是的,我已經在他的生命裏消失了,我不是一直也在這樣說,他成了我生活裏的局外人嗎?
可是,親耳聽到他說出這句話,我還是忍不住淚水潸潸!
好像是故意印證這句話,黃瓦又重複了一遍:“賈妮已經和我沒有任何關係了,她已經離開了我,因為我老了。”
我定定地看著視頻中這個自稱自己老了的男人,他老了嗎?額角已經有了白發,眼角也有了絲絲皺紋,嘴巴棱角剛毅,顯示出了他的個性是冷酷的,那張臉,被我無數次夢幻過的臉,曾唯一讓我感到溫暖的那張臉,此刻,忽然顯現出幾絲不堪。我已經從他的眼角看到了幾絲閃光的東西,是淚嗎?是他為我流的淚嗎?
不爭氣的淚已經順著我的臉腮流到了鍵盤上,我捂住了臉,不忍再看。
他已經不愛我了,已經說過我是一個和他無關的人了,他為什麼要為我流淚?
我是不會被眼淚打動的,心底一個聲音在勸我,那個聲音說:“瞧,他就是這樣一個會表演的男人,他說愛你的時候,你信了,說不愛你的時候,你也信,究竟他的心裏,是愛還是不愛呢?那就是不愛了,傷了,疼了,散了,走了,所有的一起都成了過眼的煙雲……”
可能因為流淚的緣故,淚腺堵住了視聽,我摘下耳機,去了水房,洗了一把臉,腦子忽然冷靜了許多。再一次回到電腦旁的時候,我忽然看到兩個男人的腦袋湊近了,在密室裏也保持這種姿勢,太讓人驚訝了,肯定是有什麼不可告人的事情!

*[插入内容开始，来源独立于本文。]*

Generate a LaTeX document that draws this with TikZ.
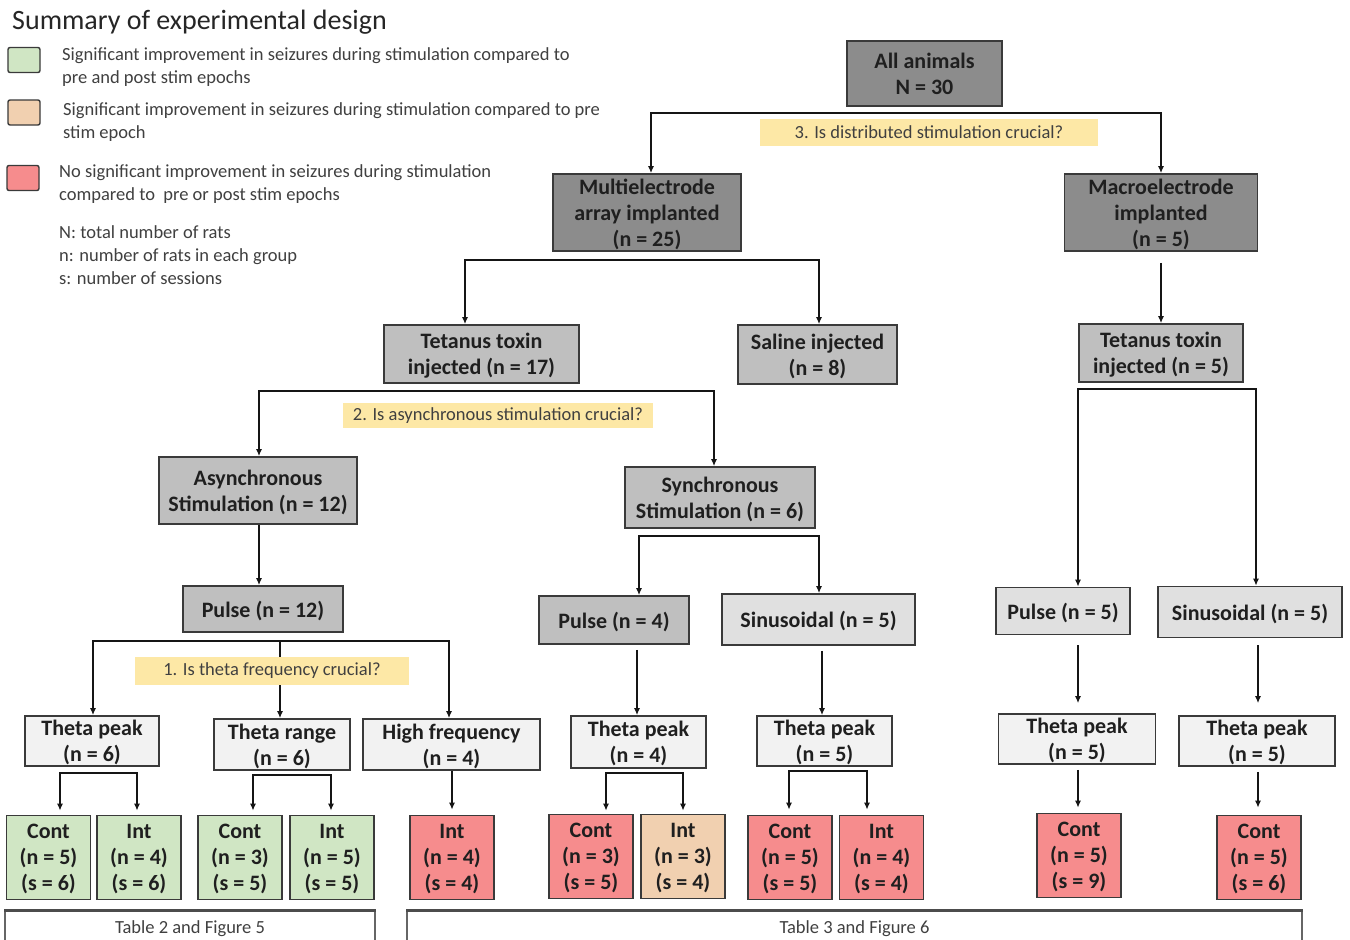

我重新戴上耳機,聽到佘老大輕聲細語地說:“供體組織,現在在我們東北,說實話還是我們兩家的天下。黃老弟你也知道,供體組織必須要保持來往,畢竟養的供體越多,才有配上幾率的可能。我們誰也沒有辦法一下子供養幾十萬供體,這就需要我們供體營之間密切合作,漸漸鏟除那些小的供體營,以成就我們兩家的事業。可是,黃瓦老弟,你安插在我供體營裏的那個心腹賈妮……雖然你已經表態和賈妮沒有關係了,還說賈妮不是密探,可是,我、我還是不信。”